PROMPT
Transcribe the whole listing below without changing a word, but leave out every image.

— start —

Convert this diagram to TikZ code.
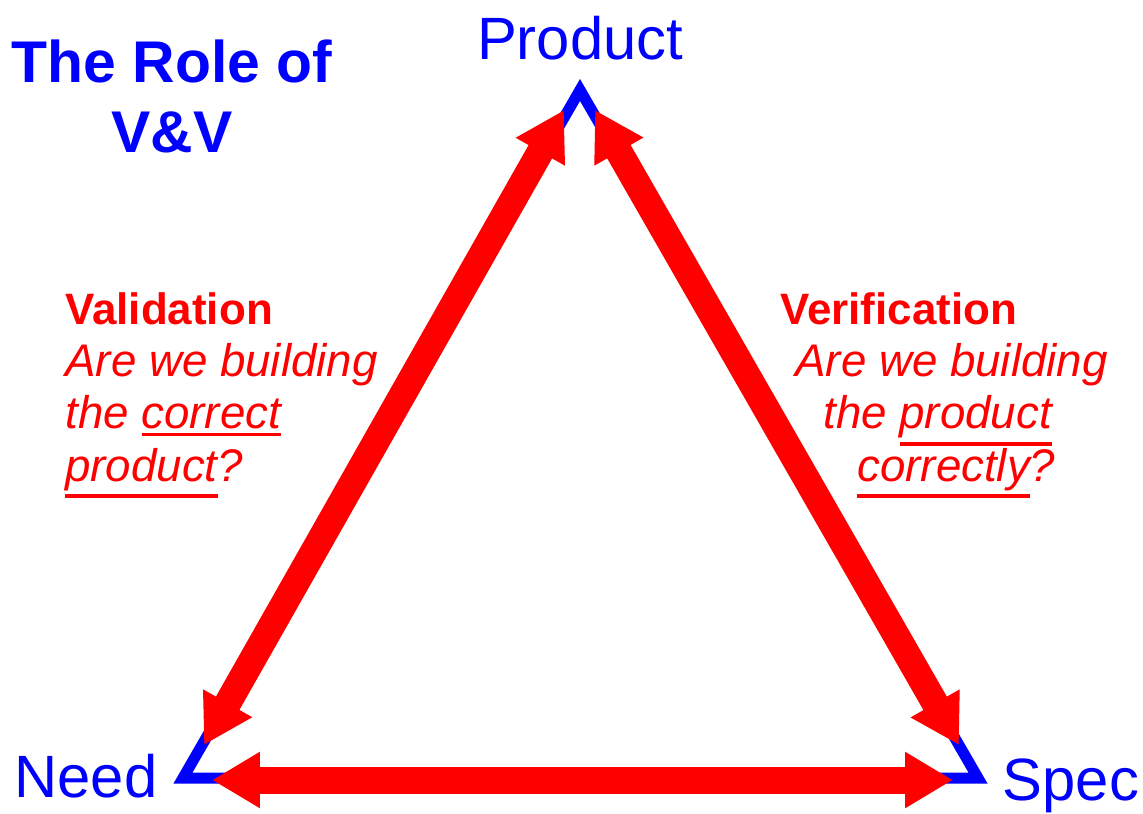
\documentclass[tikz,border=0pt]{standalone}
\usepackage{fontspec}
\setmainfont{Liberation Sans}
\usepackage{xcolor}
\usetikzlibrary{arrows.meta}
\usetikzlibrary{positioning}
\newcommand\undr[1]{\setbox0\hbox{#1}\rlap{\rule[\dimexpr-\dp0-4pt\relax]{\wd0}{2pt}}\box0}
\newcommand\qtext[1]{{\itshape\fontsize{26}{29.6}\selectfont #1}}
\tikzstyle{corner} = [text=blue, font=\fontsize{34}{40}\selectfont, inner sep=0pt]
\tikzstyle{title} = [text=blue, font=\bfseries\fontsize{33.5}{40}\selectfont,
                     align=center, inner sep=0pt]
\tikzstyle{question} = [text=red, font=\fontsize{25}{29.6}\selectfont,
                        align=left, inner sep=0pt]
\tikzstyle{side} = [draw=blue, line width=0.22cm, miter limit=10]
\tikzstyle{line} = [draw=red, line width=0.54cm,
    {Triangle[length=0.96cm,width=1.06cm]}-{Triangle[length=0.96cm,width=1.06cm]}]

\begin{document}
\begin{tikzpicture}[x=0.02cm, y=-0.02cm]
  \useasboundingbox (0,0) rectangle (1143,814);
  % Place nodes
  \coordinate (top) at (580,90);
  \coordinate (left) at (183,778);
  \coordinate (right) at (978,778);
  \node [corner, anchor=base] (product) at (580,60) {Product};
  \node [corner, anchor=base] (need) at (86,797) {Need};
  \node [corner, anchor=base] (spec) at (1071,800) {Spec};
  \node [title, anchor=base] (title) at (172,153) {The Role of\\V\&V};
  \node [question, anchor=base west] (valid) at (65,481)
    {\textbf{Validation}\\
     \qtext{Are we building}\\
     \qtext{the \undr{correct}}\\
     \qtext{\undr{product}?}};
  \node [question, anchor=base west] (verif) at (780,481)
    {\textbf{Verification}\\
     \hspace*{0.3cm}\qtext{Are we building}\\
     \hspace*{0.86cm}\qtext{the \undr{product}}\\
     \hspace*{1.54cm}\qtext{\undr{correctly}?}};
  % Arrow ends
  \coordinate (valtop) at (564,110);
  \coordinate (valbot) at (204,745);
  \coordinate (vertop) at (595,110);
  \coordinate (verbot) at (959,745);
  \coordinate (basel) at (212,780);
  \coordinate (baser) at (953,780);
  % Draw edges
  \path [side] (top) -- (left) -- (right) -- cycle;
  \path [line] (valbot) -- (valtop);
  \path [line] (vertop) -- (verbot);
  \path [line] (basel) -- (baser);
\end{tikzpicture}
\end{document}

— end —

OUTPUT OF THE TASK
Convert this diagram to TikZ code.
\documentclass[tikz,border=0pt]{standalone}
\usepackage{fontspec}
\setmainfont{Liberation Sans}
\usepackage{xcolor}
\usetikzlibrary{arrows.meta}
\usetikzlibrary{positioning}
\newcommand\undr[1]{\setbox0\hbox{#1}\rlap{\rule[\dimexpr-\dp0-4pt\relax]{\wd0}{2pt}}\box0}
\newcommand\qtext[1]{{\itshape\fontsize{26}{29.6}\selectfont #1}}
\tikzstyle{corner} = [text=blue, font=\fontsize{34}{40}\selectfont, inner sep=0pt]
\tikzstyle{title} = [text=blue, font=\bfseries\fontsize{33.5}{40}\selectfont,
                     align=center, inner sep=0pt]
\tikzstyle{question} = [text=red, font=\fontsize{25}{29.6}\selectfont,
                        align=left, inner sep=0pt]
\tikzstyle{side} = [draw=blue, line width=0.22cm, miter limit=10]
\tikzstyle{line} = [draw=red, line width=0.54cm,
    {Triangle[length=0.96cm,width=1.06cm]}-{Triangle[length=0.96cm,width=1.06cm]}]

\begin{document}
\begin{tikzpicture}[x=0.02cm, y=-0.02cm]
  \useasboundingbox (0,0) rectangle (1143,814);
  % Place nodes
  \coordinate (top) at (580,90);
  \coordinate (left) at (183,778);
  \coordinate (right) at (978,778);
  \node [corner, anchor=base] (product) at (580,60) {Product};
  \node [corner, anchor=base] (need) at (86,797) {Need};
  \node [corner, anchor=base] (spec) at (1071,800) {Spec};
  \node [title, anchor=base] (title) at (172,153) {The Role of\\V\&V};
  \node [question, anchor=base west] (valid) at (65,481)
    {\textbf{Validation}\\
     \qtext{Are we building}\\
     \qtext{the \undr{correct}}\\
     \qtext{\undr{product}?}};
  \node [question, anchor=base west] (verif) at (780,481)
    {\textbf{Verification}\\
     \hspace*{0.3cm}\qtext{Are we building}\\
     \hspace*{0.86cm}\qtext{the \undr{product}}\\
     \hspace*{1.54cm}\qtext{\undr{correctly}?}};
  % Arrow ends
  \coordinate (valtop) at (564,110);
  \coordinate (valbot) at (204,745);
  \coordinate (vertop) at (595,110);
  \coordinate (verbot) at (959,745);
  \coordinate (basel) at (212,780);
  \coordinate (baser) at (953,780);
  % Draw edges
  \path [side] (top) -- (left) -- (right) -- cycle;
  \path [line] (valbot) -- (valtop);
  \path [line] (vertop) -- (verbot);
  \path [line] (basel) -- (baser);
\end{tikzpicture}
\end{document}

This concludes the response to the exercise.